The resistivity method is useful for the study of horizontal and vertical variations in the electrical properties of the subsurface. This method does utilise either the direct current or a low frequency alternate current. This method is being primarily utilised in ground water exploration, mineral exploration, oil exploration, and waste site exploration.
In the resistivity method, current is driven through a pair of electrodes and the potential established in the subsurface by this current can be measured by the second pair of electrodes connected to a voltmeter. Based on the responses, effective or apparent resistivity of can be evaluated. In-homogenous layers within the subsurface can be interpreted by the fact that they deflect the current and distort the normal values of potentials. The electrical potentials can also be developed within the subsurface by electrochemical reactions, from any external source, telluric currents, etc. The resistivity methods can be useful to find the depth as well as the shape of several types of ore bodies.
The resistance offered by any object to the current flow can be expressed in terms of resistivity. The electrode configurations can be of several types such as Wenner’s, Schlumberger’s, dipole-dipole, etc.
The igneous rocks are the most resistant. The sedimentary rocks are the most conductive. The young volcanic rocks do possess lesser resistivity when compared to the old volcanic rocks. The resistivity of the rocks depends upon several factors such as porosity, saturation, content of clay, etc.
The metallic sulfide deposits are often be termed as the zones of anomalously low resistance.
Potentials, currents, and electromagnetic fields can be measured by using several electrical methods of geophysical prospecting. These methods do yield the best results in the upper few hundred meters of the surface and in the zones containing fresh un-weathered rock bodies.

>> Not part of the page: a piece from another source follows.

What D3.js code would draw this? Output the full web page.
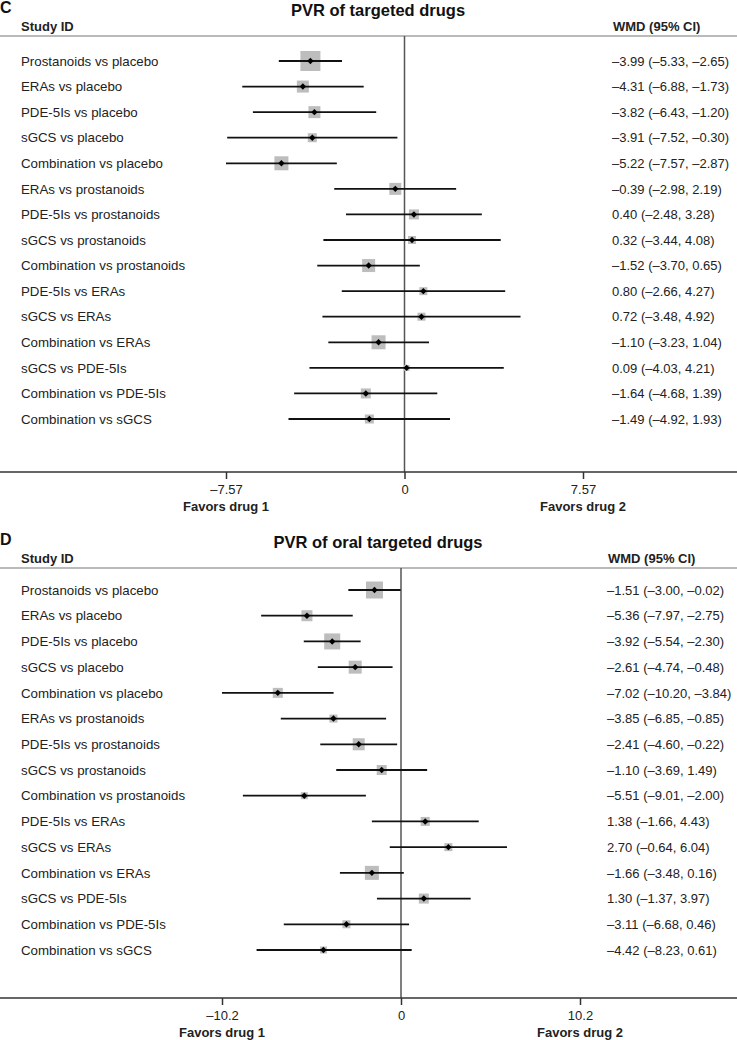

The induced polarisation method is the only geophysical method which is capable of detecting concealed and disseminated sulphide deposits. This method is based on the fact that the earth materials discharge after the applied current is switched off. When the applied primary current is switched off, the decay of the secondary voltage can be detected and thus provides the measurement of the size and the position of the chargeable rock body. This method does utilise the electrochemical effects produced by currents, which pass through the disseminated sulphide metal deposits. The flow of electric current in any rock body may make parts of it to be electrically polarised. This effect is mostly seen in metallic sulphides and graphite deposits.
This method does measure the magnitude of polarisation and thus can be an excellent indicator of the clay content in the formations.